In Part 1 of this series, we detailed the cost of getting this wrong. Organizations that manage AI through negotiation and advocacy rather than structured prioritization actively destroy value through resource cannibalization, blocking effects, and missed synergies. The organizations closing that gap are the ones that have replaced negotiation with methodology.
This piece explains what that methodology looks like, why each part of it is harder than it appears, and what separates organizations that treat AI project prioritization as a discipline from those that treat it as a meeting.
The Difference Between a Ranked List and an AI Portfolio
Before getting into how prioritization works, it is worth being precise about what it is meant to produce, because most organizations are aiming at the wrong target.
A ranked list is what you get when you score a set of projects and sort them from highest to lowest. It is useful. It is better than pure advocacy. But it is not an AI portfolio, and it will not produce portfolio-level returns.
The difference is the same as the difference between knowing which stocks look attractive today and knowing how to construct a mutual fund that performs across market conditions, manages risk deliberately, captures synergies between holdings, and compounds value over time. Both require judgment. Only one requires a methodology sophisticated enough to see the full picture.
A ranked list tells you which projects score highest in isolation. Building an AI portfolio tells you which combination of projects creates the most value together. That distinction is what AI project prioritization is actually trying to solve for, and it shapes every part of the methodology that follows.
What Effective AI Project Prioritization Actually Requires
Effective AI project prioritization starts with a structured intake process that levels the playing field. In most organizations, the projects that make it onto the evaluation list are the ones with internal champions. High-potential ideas without a vocal sponsor never surface at all. An effective intake process actively solicits candidates across every relevant part of the business and captures a consistent set of inputs for each one, covering the problem it addresses, the value it is expected to deliver, the data it depends on, and any known risks or constraints. Without that foundation, no scoring process can evaluate projects on equal footing.
It also requires evaluation criteria that go beyond the business case. A project with a compelling return on investment that depends on data infrastructure that does not yet exist is not ready to execute.
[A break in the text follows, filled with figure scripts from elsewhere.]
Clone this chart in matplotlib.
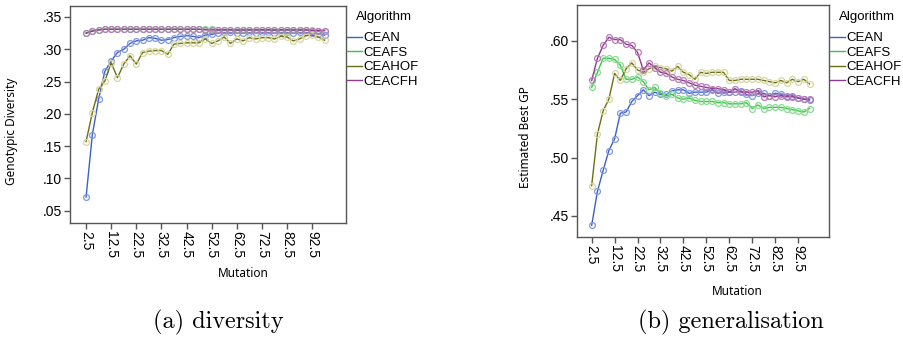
import numpy as np
import matplotlib
matplotlib.use("Agg")
import matplotlib.pyplot as plt

mutation = np.arange(2.5, 100, 2.5)  # 2.5 ... 97.5
algorithms = ["CEAN", "CEAFS", "CEAHOF", "CEACFH"]

# (a) genotypic diversity
div_cean = [.071, .168, .223, .266, .282, .295, .300, .309, .313, .314,
            .318, .317, .314, .315, .318, .320, .321, .320, .318, .322,
            .323, .325, .326, .326, .325, .325, .326, .325, .326, .326,
            .325, .326, .326, .325, .326, .326, .325, .324, .322]
div_ceafs = [.325, .329, .330, .331, .331, .331, .331, .331, .331, .331,
             .331, .331, .331, .331, .331, .331, .331, .331, .331, .331,
             .331, .330, .330, .330, .330, .330, .330, .330, .330, .330,
             .330, .330, .330, .330, .330, .330, .330, .329, .329]
div_ceahof = [.157, .202, .238, .251, .279, .256, .277, .290, .277, .295,
              .297, .298, .298, .292, .308, .309, .310, .310, .310, .316,
              .309, .313, .319, .309, .316, .313, .318, .316, .318, .318,
              .316, .320, .319, .313, .316, .321, .322, .319, .314]
div_ceacfh = [.325, .328, .330, .331, .331, .331, .331, .331, .331, .331,
              .331, .331, .331, .331, .331, .331, .331, .331, .331, .330,
              .330, .330, .330, .330, .330, .330, .330, .330, .330, .330,
              .330, .330, .330, .330, .330, .330, .329, .329, .329]

# (b) estimated best generalisation performance
gen_cean = [.442, .471, .489, .506, .516, .538, .539, .548, .553, .558,
            .553, .556, .554, .554, .557, .558, .558, .555, .556, .556,
            .556, .558, .555, .556, .556, .556, .557, .554, .553, .555,
            .555, .553, .555, .554, .553, .553, .551, .550, .549]
gen_ceafs = [.560, .573, .585, .585, .584, .579, .567, .567, .569, .565,
             .558, .560, .555, .553, .554, .551, .550, .551, .549, .548,
             .548, .548, .547, .547, .546, .546, .546, .547, .542, .545,
             .542, .543, .543, .543, .542, .541, .540, .539, .542]
gen_ceahof = [.476, .520, .540, .550, .572, .566, .576, .581, .575, .573,
              .576, .578, .577, .576, .574, .578, .573, .571, .567, .573,
              .572, .573, .573, .573, .566, .566, .567, .567, .567, .567,
              .566, .565, .564, .566, .564, .567, .565, .567, .563]
gen_ceacfh = [.566, .585, .596, .603, .601, .601, .597, .596, .590, .575,
              .581, .577, .573, .572, .569, .567, .566, .564, .562, .561,
              .560, .559, .559, .558, .556, .559, .556, .556, .556, .557,
              .552, .553, .552, .553, .552, .552, .551, .550, .550]

line_colors = ["#3f5fc8", "#3cc34c", "#6f6f18", "#8d3b8d"]
marker_colors = ["#7f97e0", "#86dc8e", "#d6d6a0", "#b77ab7"]

xticks = np.arange(2.5, 95, 10)

fig = plt.figure(figsize=(9.04, 3.49), dpi=100)
W, H = 904, 349


def panel(rect, series, ylim, yticks, ylabel, label_xy, legend_x):
    l, t, r, b = rect
    ax = fig.add_axes([l / W, 1 - b / H, (r - l) / W, (b - t) / H])
    for name, ys, lc, mc in zip(algorithms, series, line_colors, marker_colors):
        ax.plot(mutation, ys, color=lc, lw=1.0, marker="o", ms=4.2,
                mfc="none", mec=mc, mew=0.9, label=name)
    ax.set_xlim(-3.9, 106)
    ax.set_ylim(*ylim)
    ax.set_yticks(yticks)
    ax.set_yticklabels([f"{v:.2f}".lstrip("0") for v in yticks],
                       fontsize=10, family="Liberation Sans")
    ax.set_xticks(xticks)
    ax.set_xticklabels([f"{v:.1f}" for v in xticks], rotation=270,
                       fontsize=10, family="Liberation Sans")
    ax.tick_params(length=4, width=1, color="#555555", pad=2)
    for s in ax.spines.values():
        s.set_color("#555555")
        s.set_linewidth(1.0)
    ax.set_xlabel("Mutation", fontsize=8.5, family="Noto Sans")
    ax.xaxis.set_label_coords(*label_xy[0])
    ax.set_ylabel(ylabel, fontsize=8.5, family="Noto Sans")
    ax.yaxis.set_label_coords(*label_xy[1])
    leg = ax.legend(handles=ax.lines, labels=algorithms, loc="upper left",
                    bbox_to_anchor=(legend_x / W, 1 - 32 / H),
                    bbox_transform=fig.transFigure, frameon=False,
                    borderpad=0, borderaxespad=0, handlelength=1.15,
                    handletextpad=0.1, labelspacing=0.17,
                    prop={"family": "Liberation Sans", "size": 9.5})
    for h in leg.legend_handles:
        h.set_marker("")
    fig.text((legend_x + 9) / W, 1 - 17 / H, "Algorithm", ha="left",
             va="center", fontsize=9.5, family="Liberation Sans")
    return ax


panel((70, 6, 346, 223),
      [div_cean, div_ceafs, div_ceahof, div_ceacfh],
      (0.031, 0.367), np.arange(0.05, 0.36, 0.05),
      "Genotypic Diversity", ((0.627, -0.205), (-0.19, 0.424)), 347)
panel((577, 5, 829, 237),
      [gen_cean, gen_ceafs, gen_ceahof, gen_ceacfh],
      (0.432, 0.6306), np.arange(0.45, 0.61, 0.05),
      "Estimated Best GP", ((0.635, -0.205), (-0.18, 0.431)), 830)

fig.text(218 / W, 1 - 322 / H, "(a) diversity", ha="center", va="center",
         fontsize=17.5, family="cmr10")
fig.text(731 / W, 1 - 322 / H, "(b) generalisation", ha="center", va="center",
         fontsize=17.5, family="cmr10")

fig.savefig("out.png", dpi=100)
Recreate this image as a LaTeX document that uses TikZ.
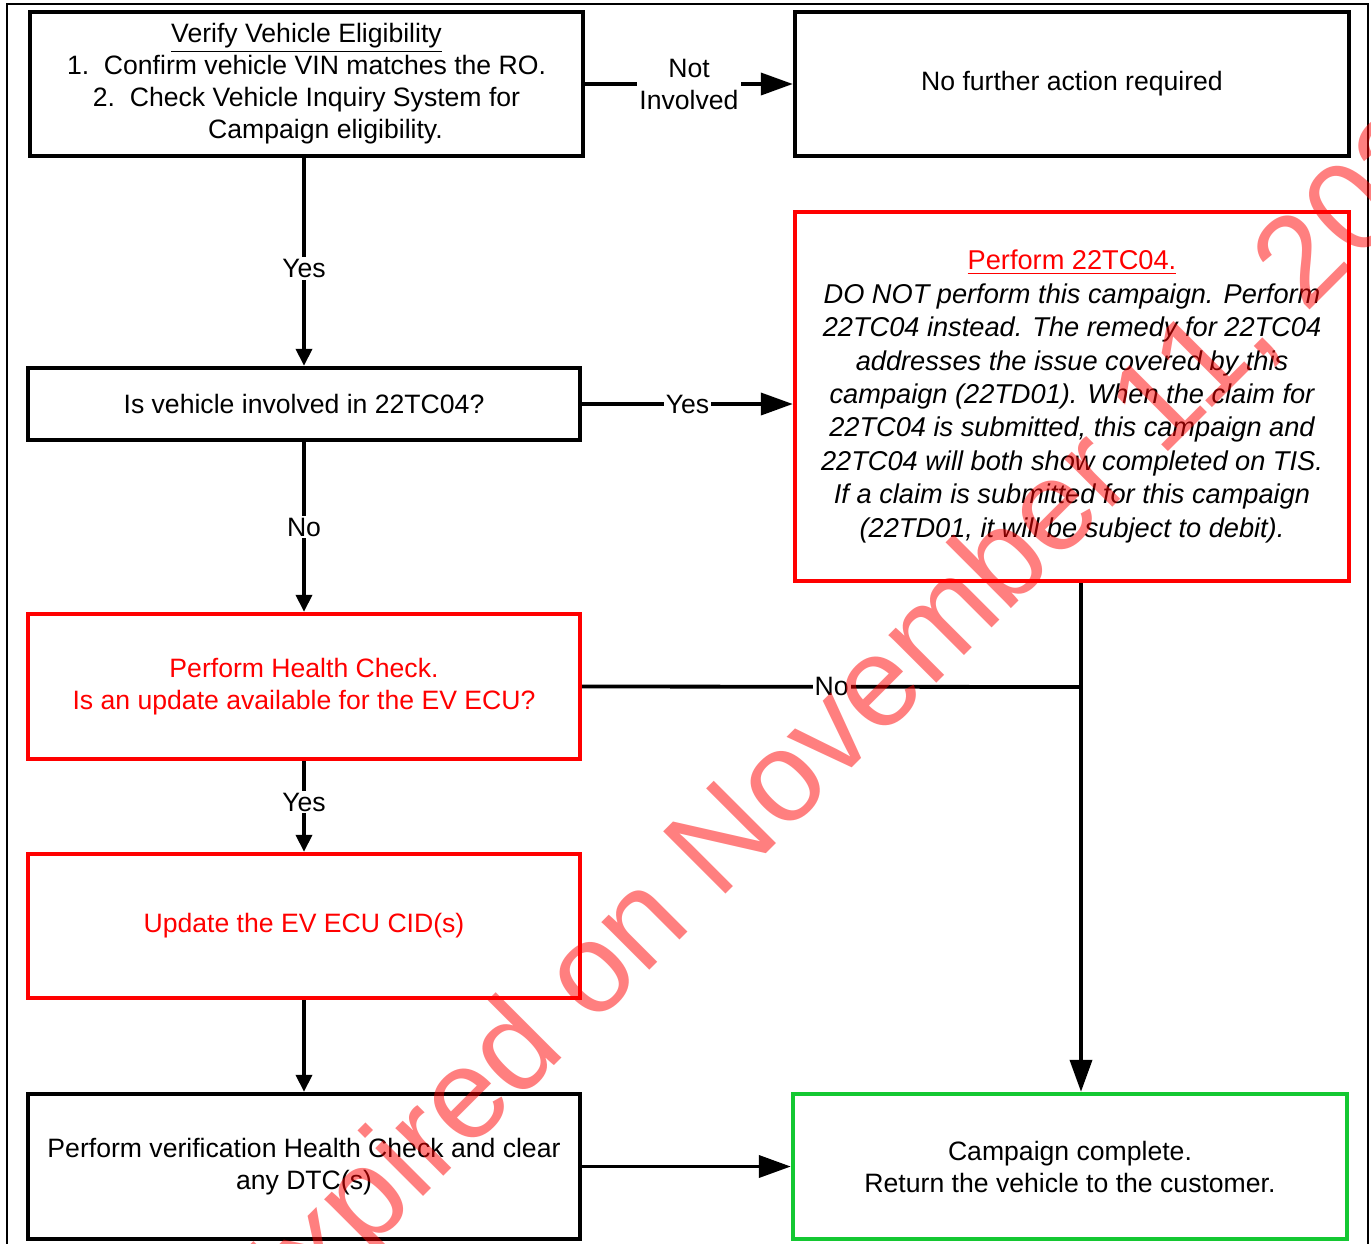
\documentclass[tikz,border=0pt]{standalone}
\usepackage{fontspec}
\setmainfont{Liberation Sans}
\usetikzlibrary{arrows.meta}
\definecolor{okgreen}{RGB}{20,200,50}
\tikzstyle{blackbox} = [draw=black, line width=2.2pt, rectangle, align=center,
    inner sep=0pt, minimum width=276pt, minimum height=72pt,
    font=\fontsize{13.3}{16}\selectfont]
\tikzstyle{redbox} = [blackbox, draw=red, text=red]
\tikzstyle{greenbox} = [blackbox, draw=okgreen]
\tikzstyle{flow} = [line width=1.9pt, -{Triangle[length=8.5pt, width=8pt]}]
\tikzstyle{bigflow} = [line width=1.9pt, -{Triangle[length=16pt, width=11pt]}]
\tikzstyle{linelabel} = [fill=white, inner sep=1pt, align=center,
    font=\fontsize{13.3}{16}\selectfont]
\tikzstyle{watermark} = [text=red, text opacity=0.5, inner sep=0pt,
    font=\fontsize{64}{64}\selectfont]

\begin{document}
\begin{tikzpicture}[x=0.5pt, y=-0.5pt]
    \clip (0,0) rectangle (1371,1243);
    \draw[line width=0.7pt] (7,4) rectangle (1368,1290);

    \node[blackbox, minimum width=276.5pt] (verify) at (306.5,84) {%
        \underline{Verify Vehicle Eligibility}\\
        1.\ \ Confirm vehicle VIN matches the RO.\\
        2.\ \ Check Vehicle Inquiry System for\\
        \hspace*{19pt}Campaign eligibility.};
    \node[blackbox, minimum width=277pt] (nofurther) at (1072,84) {No further action required};
    \node[blackbox, minimum height=36pt] (involved) at (304,404) {Is vehicle involved in 22TC04?};
    \node[blackbox, draw=red, minimum width=277pt, minimum height=184.5pt,
        font=\fontsize{13.6}{16.7}\selectfont\itshape] (perform) at (1072,396.5) {%
        {\upshape\color{red}\underline{Perform 22TC04.}}\\
        DO NOT perform this campaign. Perform\\
        22TC04 instead. The remedy for 22TC04\\
        addresses the issue covered by this\\
        campaign (22TD01). When the claim for\\
        22TC04 is submitted, this campaign and\\
        22TC04 will both show completed on TIS.\\
        If a claim is submitted for this campaign\\
        (22TD01, it will be subject to debit).};
    \node[redbox, minimum height=72.5pt] (health) at (304,686.5) {%
        Perform Health Check.\\
        Is an update available for the EV ECU?};
    \node[redbox] (update) at (304,926) {Update the EV ECU CID(s)};
    \node[blackbox, minimum height=72.5pt] (verifycheck) at (304,1166.5) {%
        Perform verification Health Check and clear\\
        any DTC(s)};
    \node[greenbox, minimum width=277pt, minimum height=72.5pt] (done) at (1070,1166.5) {%
        Campaign complete.\\
        Return the vehicle to the customer.};
    \coordinate (join) at (1081,687);

    % connectors
    \draw[bigflow] (verify.east) -- node[linelabel] {Not\\Involved} (verify.east -| nofurther.west);
    \draw[flow] (involved |- verify.south) -- node[linelabel, pos=0.53] {Yes} (involved.north);
    \draw[bigflow] (involved.east) -- node[linelabel] {Yes} (involved.east -| perform.west);
    \draw[flow] (involved.south) -- node[linelabel] {No} (health.north);
    \draw[line width=1.9pt] (health.east) -- node[linelabel] {No} (join);
    \draw[bigflow] (join |- perform.south) -- (join |- done.north);
    \draw[flow] (health.south) -- node[linelabel, pos=0.45] {Yes} (update.north);
    \draw[flow] (update.south) -- (verifycheck.north);
    \draw[bigflow] (verifycheck.east) -- (verifycheck.east -| done.west);

    \node[watermark, rotate=45, anchor=base west] (stamp) at (261,1359) {Expired on November 11, 2023};
\end{tikzpicture}
\end{document}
A technically feasible project that the organization lacks the change management capacity to adopt will stall in deployment. Effective AI project prioritization requires criteria that capture the full picture, including strategic fit, business value, data readiness, technical feasibility, organizational readiness, ethics and risk, and speed to value.
Even with structured criteria, scoring is vulnerable to bias. A text summarization tool and a multi-step autonomous agent workflow are both AI projects, but they differ enormously in data requirements, architectural complexity, risk, and organizational capability needed to sustain them. A scoring process that does not account for those differences will consistently produce scores that are misleading. The solution is an approach that converts what is normally subjective and bias-prone into something numerical and more objective, with systematic adjustments that correct for what human judgment reliably gets wrong.
Consider two projects that appear similar on paper. Both involve generative AI, both have strong business cases, and both have enthusiastic sponsors. But one is a document summarization tool operating on clean internal text data with no regulatory constraints, and the other is a contract analysis system processing sensitive legal documents in a regulated environment requiring a complex multi-stage retrieval architecture. Evaluated purely on business value they might score similarly. Evaluated across the full set of criteria and adjusted for what each project actually requires to build, deploy, and sustain, they look very different, with direct implications for sequencing, resourcing, and risk management.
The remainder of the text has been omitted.